- [TASK GOAL]: Return each line of the data below exactly, omitting any pictures.

- [PROVIDED MATERIAL]:
+++++
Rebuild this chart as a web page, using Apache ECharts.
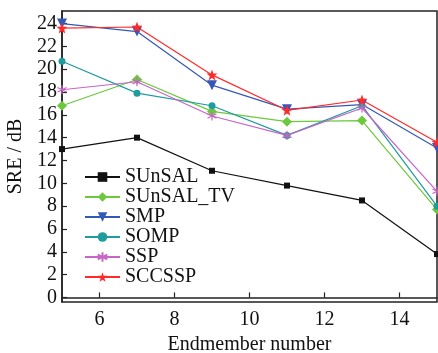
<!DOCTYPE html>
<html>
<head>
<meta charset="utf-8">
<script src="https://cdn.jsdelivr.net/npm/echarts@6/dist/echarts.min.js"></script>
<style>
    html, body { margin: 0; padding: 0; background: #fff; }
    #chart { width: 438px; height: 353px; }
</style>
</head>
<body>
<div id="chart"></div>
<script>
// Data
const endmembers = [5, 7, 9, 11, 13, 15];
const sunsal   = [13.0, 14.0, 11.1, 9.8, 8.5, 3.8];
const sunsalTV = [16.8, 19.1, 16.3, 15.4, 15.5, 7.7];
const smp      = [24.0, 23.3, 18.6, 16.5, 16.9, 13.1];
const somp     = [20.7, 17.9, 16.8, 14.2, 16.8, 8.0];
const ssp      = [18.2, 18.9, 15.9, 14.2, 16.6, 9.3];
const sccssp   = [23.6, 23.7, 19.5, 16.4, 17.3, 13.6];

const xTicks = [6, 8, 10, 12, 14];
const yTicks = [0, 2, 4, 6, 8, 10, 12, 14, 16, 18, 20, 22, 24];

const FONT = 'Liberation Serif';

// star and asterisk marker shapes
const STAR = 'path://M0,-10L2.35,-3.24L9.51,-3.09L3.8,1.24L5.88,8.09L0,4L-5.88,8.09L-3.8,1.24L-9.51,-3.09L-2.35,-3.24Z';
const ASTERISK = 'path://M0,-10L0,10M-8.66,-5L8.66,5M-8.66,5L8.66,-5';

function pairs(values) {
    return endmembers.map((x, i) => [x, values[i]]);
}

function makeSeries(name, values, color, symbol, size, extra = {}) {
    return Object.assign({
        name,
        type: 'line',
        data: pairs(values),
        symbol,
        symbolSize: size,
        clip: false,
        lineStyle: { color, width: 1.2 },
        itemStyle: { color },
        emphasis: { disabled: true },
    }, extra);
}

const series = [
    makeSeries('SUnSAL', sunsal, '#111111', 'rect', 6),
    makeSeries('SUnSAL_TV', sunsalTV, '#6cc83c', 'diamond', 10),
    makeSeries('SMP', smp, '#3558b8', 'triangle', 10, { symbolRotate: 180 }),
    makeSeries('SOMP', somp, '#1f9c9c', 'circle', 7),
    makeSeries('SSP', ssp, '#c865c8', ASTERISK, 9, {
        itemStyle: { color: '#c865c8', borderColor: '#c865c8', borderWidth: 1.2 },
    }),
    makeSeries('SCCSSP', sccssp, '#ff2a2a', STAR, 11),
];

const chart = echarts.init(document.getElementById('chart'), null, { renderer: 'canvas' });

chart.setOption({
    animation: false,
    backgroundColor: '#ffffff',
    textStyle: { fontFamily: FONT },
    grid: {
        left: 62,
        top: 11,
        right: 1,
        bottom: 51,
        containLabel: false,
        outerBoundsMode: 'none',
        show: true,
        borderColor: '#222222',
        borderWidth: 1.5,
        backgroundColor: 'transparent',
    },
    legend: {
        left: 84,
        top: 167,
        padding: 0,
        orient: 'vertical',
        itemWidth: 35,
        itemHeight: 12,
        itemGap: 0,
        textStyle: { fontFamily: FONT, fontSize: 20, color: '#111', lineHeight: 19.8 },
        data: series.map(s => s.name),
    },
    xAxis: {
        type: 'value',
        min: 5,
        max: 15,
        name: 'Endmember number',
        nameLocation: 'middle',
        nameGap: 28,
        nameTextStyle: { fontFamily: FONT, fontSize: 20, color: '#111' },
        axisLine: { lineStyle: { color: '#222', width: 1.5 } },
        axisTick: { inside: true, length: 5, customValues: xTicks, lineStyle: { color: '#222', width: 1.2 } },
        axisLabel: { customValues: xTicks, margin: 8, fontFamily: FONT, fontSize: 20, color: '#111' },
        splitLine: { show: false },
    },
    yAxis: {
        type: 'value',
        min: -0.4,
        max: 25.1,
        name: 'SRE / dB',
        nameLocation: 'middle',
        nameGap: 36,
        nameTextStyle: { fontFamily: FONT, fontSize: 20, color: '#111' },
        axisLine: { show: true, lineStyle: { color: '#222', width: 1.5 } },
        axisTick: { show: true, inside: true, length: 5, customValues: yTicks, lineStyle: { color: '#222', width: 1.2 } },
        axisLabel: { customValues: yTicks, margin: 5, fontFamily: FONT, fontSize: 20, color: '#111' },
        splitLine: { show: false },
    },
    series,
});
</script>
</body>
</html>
+++++
- [RESULT FOR THIS EXERCISE]:
Rebuild this chart as a web page, using Apache ECharts.
<!DOCTYPE html>
<html>
<head>
<meta charset="utf-8">
<script src="https://cdn.jsdelivr.net/npm/echarts@6/dist/echarts.min.js"></script>
<style>
    html, body { margin: 0; padding: 0; background: #fff; }
    #chart { width: 438px; height: 353px; }
</style>
</head>
<body>
<div id="chart"></div>
<script>
// Data
const endmembers = [5, 7, 9, 11, 13, 15];
const sunsal   = [13.0, 14.0, 11.1, 9.8, 8.5, 3.8];
const sunsalTV = [16.8, 19.1, 16.3, 15.4, 15.5, 7.7];
const smp      = [24.0, 23.3, 18.6, 16.5, 16.9, 13.1];
const somp     = [20.7, 17.9, 16.8, 14.2, 16.8, 8.0];
const ssp      = [18.2, 18.9, 15.9, 14.2, 16.6, 9.3];
const sccssp   = [23.6, 23.7, 19.5, 16.4, 17.3, 13.6];

const xTicks = [6, 8, 10, 12, 14];
const yTicks = [0, 2, 4, 6, 8, 10, 12, 14, 16, 18, 20, 22, 24];

const FONT = 'Liberation Serif';

// star and asterisk marker shapes
const STAR = 'path://M0,-10L2.35,-3.24L9.51,-3.09L3.8,1.24L5.88,8.09L0,4L-5.88,8.09L-3.8,1.24L-9.51,-3.09L-2.35,-3.24Z';
const ASTERISK = 'path://M0,-10L0,10M-8.66,-5L8.66,5M-8.66,5L8.66,-5';

function pairs(values) {
    return endmembers.map((x, i) => [x, values[i]]);
}

function makeSeries(name, values, color, symbol, size, extra = {}) {
    return Object.assign({
        name,
        type: 'line',
        data: pairs(values),
        symbol,
        symbolSize: size,
        clip: false,
        lineStyle: { color, width: 1.2 },
        itemStyle: { color },
        emphasis: { disabled: true },
    }, extra);
}

const series = [
    makeSeries('SUnSAL', sunsal, '#111111', 'rect', 6),
    makeSeries('SUnSAL_TV', sunsalTV, '#6cc83c', 'diamond', 10),
    makeSeries('SMP', smp, '#3558b8', 'triangle', 10, { symbolRotate: 180 }),
    makeSeries('SOMP', somp, '#1f9c9c', 'circle', 7),
    makeSeries('SSP', ssp, '#c865c8', ASTERISK, 9, {
        itemStyle: { color: '#c865c8', borderColor: '#c865c8', borderWidth: 1.2 },
    }),
    makeSeries('SCCSSP', sccssp, '#ff2a2a', STAR, 11),
];

const chart = echarts.init(document.getElementById('chart'), null, { renderer: 'canvas' });

chart.setOption({
    animation: false,
    backgroundColor: '#ffffff',
    textStyle: { fontFamily: FONT },
    grid: {
        left: 62,
        top: 11,
        right: 1,
        bottom: 51,
        containLabel: false,
        outerBoundsMode: 'none',
        show: true,
        borderColor: '#222222',
        borderWidth: 1.5,
        backgroundColor: 'transparent',
    },
    legend: {
        left: 84,
        top: 167,
        padding: 0,
        orient: 'vertical',
        itemWidth: 35,
        itemHeight: 12,
        itemGap: 0,
        textStyle: { fontFamily: FONT, fontSize: 20, color: '#111', lineHeight: 19.8 },
        data: series.map(s => s.name),
    },
    xAxis: {
        type: 'value',
        min: 5,
        max: 15,
        name: 'Endmember number',
        nameLocation: 'middle',
        nameGap: 28,
        nameTextStyle: { fontFamily: FONT, fontSize: 20, color: '#111' },
        axisLine: { lineStyle: { color: '#222', width: 1.5 } },
        axisTick: { inside: true, length: 5, customValues: xTicks, lineStyle: { color: '#222', width: 1.2 } },
        axisLabel: { customValues: xTicks, margin: 8, fontFamily: FONT, fontSize: 20, color: '#111' },
        splitLine: { show: false },
    },
    yAxis: {
        type: 'value',
        min: -0.4,
        max: 25.1,
        name: 'SRE / dB',
        nameLocation: 'middle',
        nameGap: 36,
        nameTextStyle: { fontFamily: FONT, fontSize: 20, color: '#111' },
        axisLine: { show: true, lineStyle: { color: '#222', width: 1.5 } },
        axisTick: { show: true, inside: true, length: 5, customValues: yTicks, lineStyle: { color: '#222', width: 1.2 } },
        axisLabel: { customValues: yTicks, margin: 5, fontFamily: FONT, fontSize: 20, color: '#111' },
        splitLine: { show: false },
    },
    series,
});
</script>
</body>
</html>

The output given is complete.